6. Memory management — The assignment of memory takes place in contiguous memory blocks. We call this stack memory allocation because the assignment takes place in the function call stack. The size of the memory to be allocated is known to the compiler. When a function is called, its variables get memory allocated on the stack. When the function call is completed, the memory for the variables is released. All this happens with the help of some predefined routines in the compiler. The user does not have to worry about memory allocation and release of stack variables.
7. Expression Conversion — Converting one form of expression to another is one of the important applications of stacks.

• Infix to prefix
• Infix to postfix
• Prefix to Infix
• Prefix to Postfix
• Postfix to Infix
• Postfix to Infix

8. Parenthesis Matching — Given an expression, you have to find if the parenthesis is either correctly matched or not. For example, consider the expression ( a + b ) * ( c + d). In the above expression, the opening and closing of the parenthesis are given properly and hence it is said to be a correctly matched parenthesis expression. Whereas, the expression, (a + b * [c + d ) is not a valid expression as the parenthesis are incorrectly given.

9. Used in many algorithms like Tower of Hanoi, tree traversals, stock span problem, histogram problem.

10. In Graph Algorithms like Topological Sorting and Strongly Connected Components

Conclusion

We have mentioned three methods of implement the stack in Python.

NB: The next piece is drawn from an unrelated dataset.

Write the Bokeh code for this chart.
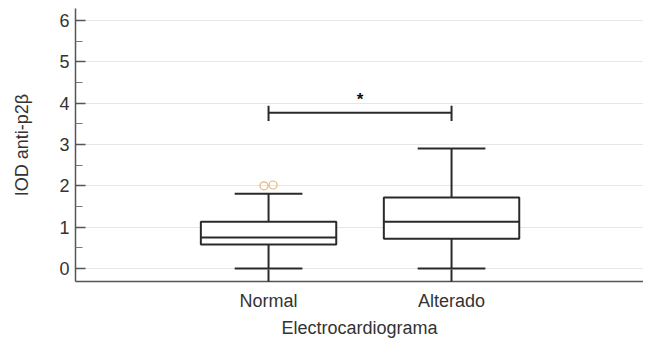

The above methods have their own advantages or disadvantages.

We are using stack with the threading, you should use the LifoQueue but make sure about its performance for popping and pushing elements. But if you are not using threading, use a deque.

We can also use the list to implement the stack but the list can have potential memory reallocation issues. The list and deque are the same in the interface, but the deque doesn’t memory allocation issues.